The verb resurrect is formed from the noun resurrection.

Project (V) - projection (N)

Edit (V) - editor (N)

Insert (V) – insertion (n)

Portmanteau word

A portmanteau word, also known as a blend, is a word created by combining parts of two or more existing words, usually the beginning of one and the end of another, to form a new word with a combined meaning.

Examples:

        “Brunch” (breakfast + lunch)

“Smog” (smoke + fog)

“Mockumentary” (mock + documentary)

“Spork” (spoon + fork)

“Frenemy” (friend + enemy)

“Motel” (motor + hotel)

“Mall” (market + hall)

 Clipping Words:

It is a shortening technique in which a new word is formed. Here a word is shortened to one of its parts by retaining the meaning. If the beginning of the word is retained, it is back clipping. The examination becomes exam, mathematics is shortened as math, laboratory – lab, gymnastics – gym.

In fore clipping, the final part is retained. The word telephone is reduced to phone, omnibus becomes bus, university – varsity, are some examples. 

4.5 Morphophonemics - Phonetic Realization of Plural, Past, Third Person Singular morphemes (pronunciation of – ed, -s &-es)

Morphophonemics

      Morphophonemics, also known as morphophonology, examines the interaction between morphology (word structure) and phonology (sound structure). It focuses on how morphemes, which are the smallest units of meaning in language, are realized phonetically.  

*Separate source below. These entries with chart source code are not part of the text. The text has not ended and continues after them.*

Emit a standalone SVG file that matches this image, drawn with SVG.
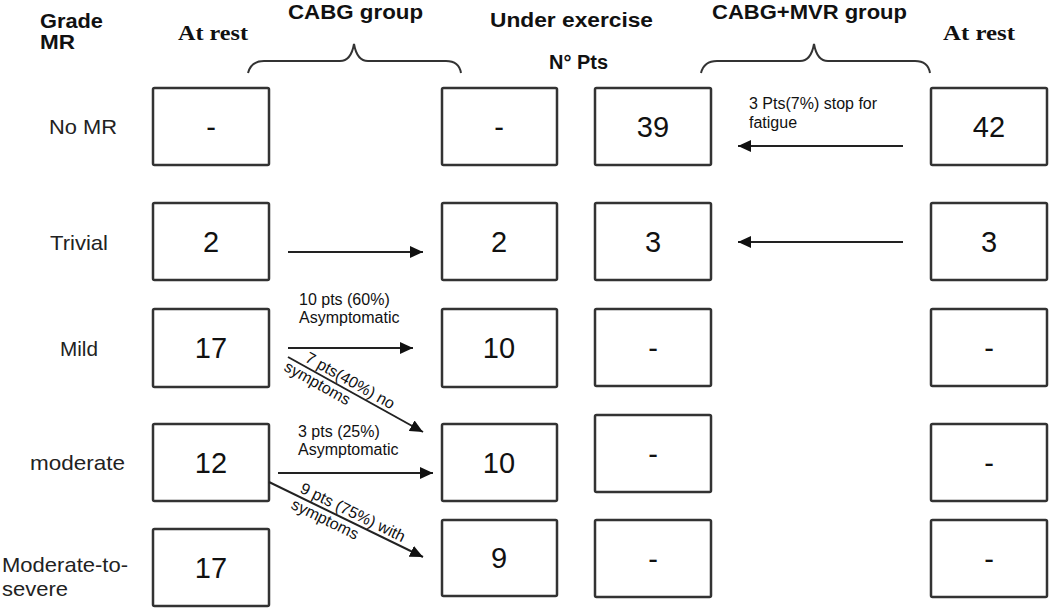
<svg xmlns="http://www.w3.org/2000/svg" width="1050" height="609" viewBox="0 0 1050 609">
<style>
.box{fill:#fff;stroke:#333;stroke-width:2.5}
.num{font-family:"Liberation Sans",Arial,sans-serif;font-size:29px;fill:#111;text-anchor:middle}
.row{font-family:"Liberation Sans",Arial,sans-serif;font-size:21px;fill:#222}
.hd{font-family:"Liberation Sans",Arial,sans-serif;font-size:20px;font-weight:bold;fill:#111}
.rest{font-family:"Liberation Serif","Times New Roman",serif;font-size:22px;font-weight:bold;fill:#111}
.lbl{font-family:"Liberation Sans",Arial,sans-serif;font-size:16px;fill:#111}
.ln{stroke:#222;stroke-width:2;fill:none}
.brace{stroke:#333;stroke-width:2;fill:none}
</style>
<defs>
<marker id="ah" markerUnits="userSpaceOnUse" markerWidth="14" markerHeight="12" refX="13" refY="6" orient="auto">
<path d="M0,0 L13,6 L0,12 Z" fill="#111"/>
</marker>
</defs>
<rect width="1050" height="609" fill="#fff"/>

<g id="headers">
<text class="hd" x="40" y="28" textLength="63" lengthAdjust="spacingAndGlyphs">Grade</text>
<text class="hd" x="40" y="49" textLength="35" lengthAdjust="spacingAndGlyphs">MR</text>
<text class="rest" x="178" y="40" textLength="70" lengthAdjust="spacingAndGlyphs">At rest</text>
<text class="hd" x="288" y="19" textLength="135" lengthAdjust="spacingAndGlyphs">CABG group</text>
<text class="hd" x="490" y="27" textLength="163" lengthAdjust="spacingAndGlyphs">Under exercise</text>
<text class="hd" x="549" y="69" textLength="59" lengthAdjust="spacingAndGlyphs">N° Pts</text>
<text class="hd" x="712" y="19" textLength="195" lengthAdjust="spacingAndGlyphs">CABG+MVR group</text>
<text class="rest" x="943" y="40" textLength="72" lengthAdjust="spacingAndGlyphs">At rest</text>
<path class="brace" d="M248,73 Q251,61 264,61 L340,61 Q351,61 354,44 Q357,61 368,61 L446,61 Q459,61 461,73"/>
<path class="brace" d="M701,73 Q704,61 717,61 L800,61 Q811,61 814,44 Q817,61 828,61 L915,61 Q928,61 930,73"/>
</g>

<g id="row-labels">
<text class="row" x="49" y="134" textLength="68" lengthAdjust="spacingAndGlyphs">No MR</text>
<text class="row" x="50" y="250" textLength="58" lengthAdjust="spacingAndGlyphs">Trivial</text>
<text class="row" x="60" y="356" textLength="38" lengthAdjust="spacingAndGlyphs">Mild</text>
<text class="row" x="30" y="470" textLength="95" lengthAdjust="spacingAndGlyphs">moderate</text>
<text class="row" x="2" y="572" textLength="126" lengthAdjust="spacingAndGlyphs">Moderate-to-</text>
<text class="row" x="2" y="596" textLength="66" lengthAdjust="spacingAndGlyphs">severe</text>
</g>

<g id="n-c1-r1"><rect class="box" x="153" y="88" width="116" height="77" rx="1.5"/><text class="num" x="211" y="137">-</text></g>
<g id="n-c1-r2"><rect class="box" x="153" y="203" width="116" height="77" rx="1.5"/><text class="num" x="211" y="252">2</text></g>
<g id="n-c1-r3"><rect class="box" x="153" y="309" width="116" height="78" rx="1.5"/><text class="num" x="211" y="358">17</text></g>
<g id="n-c1-r4"><rect class="box" x="153" y="424" width="116" height="77" rx="1.5"/><text class="num" x="211" y="473">12</text></g>
<g id="n-c1-r5"><rect class="box" x="153" y="529" width="116" height="77" rx="1.5"/><text class="num" x="211" y="578">17</text></g>

<g id="n-c2-r1"><rect class="box" x="442" y="88" width="115" height="77" rx="1.5"/><text class="num" x="499" y="137">-</text></g>
<g id="n-c2-r2"><rect class="box" x="442" y="203" width="115" height="77" rx="1.5"/><text class="num" x="499" y="252">2</text></g>
<g id="n-c2-r3"><rect class="box" x="442" y="309" width="115" height="78" rx="1.5"/><text class="num" x="499" y="358">10</text></g>
<g id="n-c2-r4"><rect class="box" x="442" y="424" width="115" height="77" rx="1.5"/><text class="num" x="499" y="473">10</text></g>
<g id="n-c2-r5"><rect class="box" x="442" y="520" width="115" height="76" rx="1.5"/><text class="num" x="499" y="568">9</text></g>

<g id="n-c3-r1"><rect class="box" x="595" y="88" width="116" height="77" rx="1.5"/><text class="num" x="653" y="137">39</text></g>
<g id="n-c3-r2"><rect class="box" x="595" y="203" width="116" height="77" rx="1.5"/><text class="num" x="653" y="252">3</text></g>
<g id="n-c3-r3"><rect class="box" x="595" y="309" width="116" height="77" rx="1.5"/><text class="num" x="653" y="358">-</text></g>
<g id="n-c3-r4"><rect class="box" x="595" y="415" width="116" height="77" rx="1.5"/><text class="num" x="653" y="464">-</text></g>
<g id="n-c3-r5"><rect class="box" x="595" y="520" width="116" height="77" rx="1.5"/><text class="num" x="653" y="569">-</text></g>

<g id="n-c4-r1"><rect class="box" x="931" y="88" width="116" height="77" rx="1.5"/><text class="num" x="989" y="137">42</text></g>
<g id="n-c4-r2"><rect class="box" x="931" y="203" width="116" height="77" rx="1.5"/><text class="num" x="989" y="252">3</text></g>
<g id="n-c4-r3"><rect class="box" x="931" y="309" width="116" height="77" rx="1.5"/><text class="num" x="989" y="358">-</text></g>
<g id="n-c4-r4"><rect class="box" x="931" y="424" width="116" height="77" rx="1.5"/><text class="num" x="989" y="473">-</text></g>
<g id="n-c4-r5"><rect class="box" x="931" y="520" width="116" height="77" rx="1.5"/><text class="num" x="989" y="569">-</text></g>

<g id="connectors">
<line class="ln" x1="288" y1="252" x2="423" y2="252" marker-end="url(#ah)"/>
<line class="ln" x1="903" y1="146" x2="738" y2="146" marker-end="url(#ah)"/>
<line class="ln" x1="903" y1="242" x2="738" y2="242" marker-end="url(#ah)"/>
<line class="ln" x1="288" y1="348" x2="413" y2="348" marker-end="url(#ah)"/>
<line class="ln" x1="288" y1="357" x2="423" y2="432" marker-end="url(#ah)"/>
<line class="ln" x1="278" y1="473" x2="433" y2="473" marker-end="url(#ah)"/>
<line class="ln" x1="269" y1="482" x2="423" y2="557" marker-end="url(#ah)"/>
</g>

<g id="connector-labels">
<text class="lbl" x="749" y="109">3 Pts(7%) stop for</text>
<text class="lbl" x="749" y="128">fatigue</text>
<text class="lbl" x="299" y="305">10 pts (60%)</text>
<text class="lbl" x="299" y="323">Asymptomatic</text>
<text class="lbl" x="298" y="437">3 pts (25%)</text>
<text class="lbl" x="298" y="455">Asymptomatic</text>
<text class="lbl" transform="translate(304,361) rotate(29.2)">7 pts(40%) no</text>
<text class="lbl" transform="translate(283,370) rotate(29.2)">symptoms</text>
<text class="lbl" transform="translate(299,492) rotate(26)">9 pts (75%) with</text>
<text class="lbl" transform="translate(290,508) rotate(26)">symptoms</text>
</g>
</svg>
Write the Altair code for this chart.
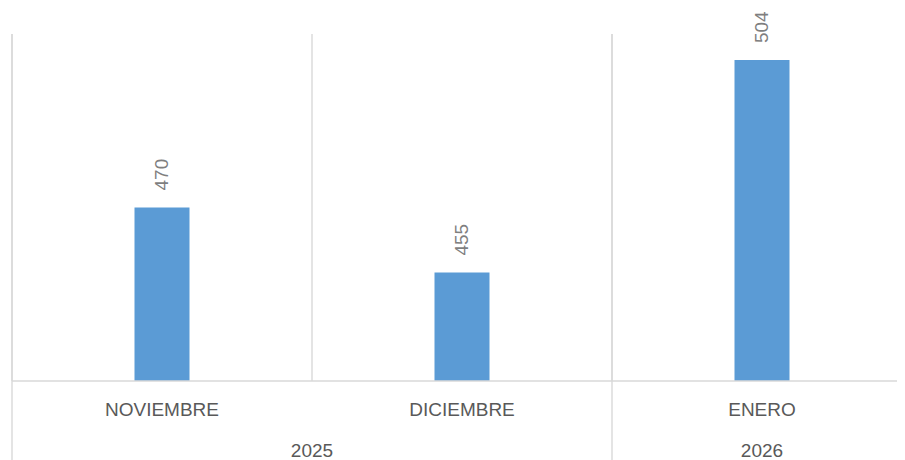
import altair as alt
import pandas as pd

months = ["NOVIEMBRE", "DICIEMBRE", "ENERO"]
years = ["2025", "2025", "2026"]
values = [470, 455, 504]

y_min, y_max = 430, 510
W, H = 885, 347

df = pd.DataFrame({"month": months, "year": years, "value": values})
df["pos"] = [i + 0.5 for i in range(len(months))]
df["base"] = y_min

yr = df.groupby("year", sort=False).agg(lo=("pos", "min"), hi=("pos", "max")).reset_index()
yr["lo"] = yr["lo"] - 0.5
yr["hi"] = yr["hi"] + 0.5
yr["center"] = (yr["lo"] + yr["hi"]) / 2

bounds = pd.DataFrame({"b": [float(i) for i in range(len(months))]})
year_bounds = pd.DataFrame({"b": sorted(set(yr["lo"]))})

xs = alt.Scale(domain=[0, 2.95], nice=False, zero=False, padding=0)
ys = alt.Scale(domain=[y_min, y_max], nice=False, zero=False, padding=0)

grid_col = "#d9d9d9"

grid = alt.Chart(bounds).mark_rule(color=grid_col, strokeWidth=1.4).encode(
    x=alt.X("b:Q", scale=xs, axis=None),
    y=alt.value(0),
    y2=alt.value(H),
)

seps = alt.Chart(year_bounds).mark_rule(color=grid_col, strokeWidth=1.4, clip=False).encode(
    x=alt.X("b:Q", scale=xs, axis=None),
    y=alt.value(0),
    y2=alt.value(H + 95),
)

bars = alt.Chart(df).mark_bar(size=55, color="#5b9bd5").encode(
    x=alt.X("pos:Q", scale=xs, axis=None),
    y=alt.Y("value:Q", scale=ys, axis=None),
    y2="base:Q",
)

baseline = alt.Chart(df.head(1)).mark_rule(color=grid_col, strokeWidth=1.6).encode(
    y=alt.Y("base:Q", scale=ys, axis=None),
    x=alt.value(0),
    x2=alt.value(W),
)

labels = alt.Chart(df).mark_text(
    angle=270, align="left", baseline="middle", yOffset=-17,
    font="Liberation Sans", fontSize=19, color="#7f7f7f",
).encode(
    x=alt.X("pos:Q", scale=xs, axis=None),
    y=alt.Y("value:Q", scale=ys, axis=None),
    text="value:Q",
)

month_txt = alt.Chart(df).mark_text(
    baseline="middle", font="Liberation Sans", fontSize=19, color="#595959",
).encode(
    x=alt.X("pos:Q", scale=xs, axis=None),
    y=alt.value(H + 29),
    text="month:N",
)

year_txt = alt.Chart(yr).mark_text(
    baseline="middle", font="Liberation Sans", fontSize=19, color="#595959",
).encode(
    x=alt.X("center:Q", scale=xs, axis=None),
    y=alt.value(H + 70),
    text="year:N",
)

chart = alt.layer(grid, seps, bars, baseline, labels, month_txt, year_txt).properties(
    width=W, height=H,
    padding={"left": 4, "top": 26, "right": 0, "bottom": 90},
    autosize=alt.AutoSizeParams(type="none"),
    background="white",
).configure_view(stroke=None)

chart.save("out.html", embed_options={"renderer": "svg", "actions": False})
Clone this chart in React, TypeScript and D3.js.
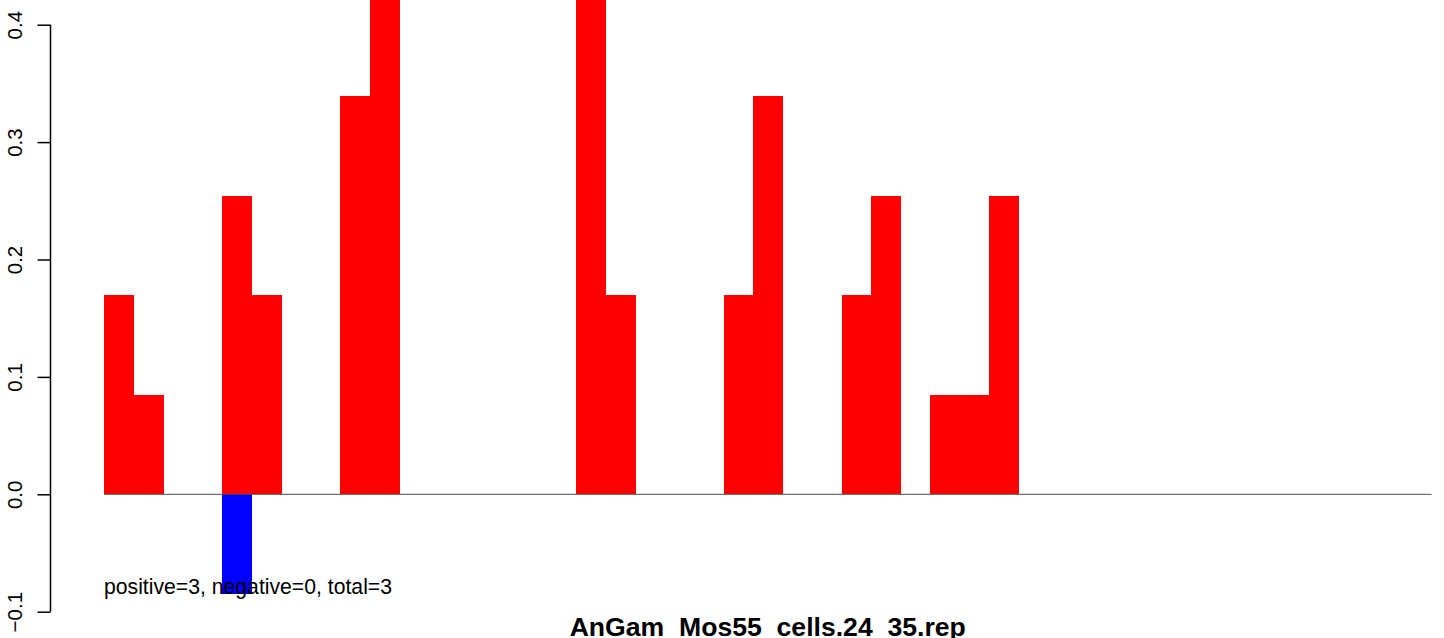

      In morphophonemics, deals with the interaction between morphological and phonological processes and how they these factors affect each other. Morphophonemic change usually occurs at morpheme boundaries and it involves sounds that are associated with separate phonemes.

Plural Morpheme:

      The rule determines the phonetic form of the plural morpheme has traditionally been called a morphophonemic rule, because its application is determined by both the morphology and the phonology. When a morpheme has alternative phonetic forms, these forms are called allomorphs by some linguists. [z], [s], and [əz] would be allomorphs of the regular plural morpheme, and determined by rule. Examples:

Singular: cat /kæt/, dog /dɒɡ/, bus /bʌs/

Plural: cats /kæts/, dogs /dɒɡz/, buses /bʌsɪz/

Past Tense Morpheme:

      The past-tense rule in English, like the plural-formation rule, must include morphological information. Notice that after a vowel or diphthong the form of the past tense is always [d], even though no phonological rule would be violated if a [t] were added, as shown by the words tight, bout, rote. When the word is a verb, and when the final alveolar represents the past tense morpheme, however, it must be a voiced [d] and not a voiceless [t]. Examples: 

Present: walk /wɔːk/, sing /sɪŋ/

Past: walked /wɔːkt/, sang /sæŋ/

Third-Person Singular Morpheme:

      The third-person singular morpheme is a grammatical marker (a morpheme) that signals the present tense and subject-verb agreement for singular, third-person subjects.

Examples:

Present: I walk, he walks

Morphophonemic processes:

Morphophonemic processes can involve alternations in vowel and consonant sounds, reflecting the interaction between morphology and phonology.

These processes help explain why certain plural forms in English, like 'goose' to 'geese', exhibit irregular changes instead of following standard rules.

They often come into play in verb conjugation, where the ending of a verb may change depending on tense or subject agreement.

Understanding morphophonemic processes is essential for analyzing language patterns and predicting how words will change in different grammatical contexts.

Languages around the world exhibit unique morphophonemic processes that reflect their specific phonological and morphological rules.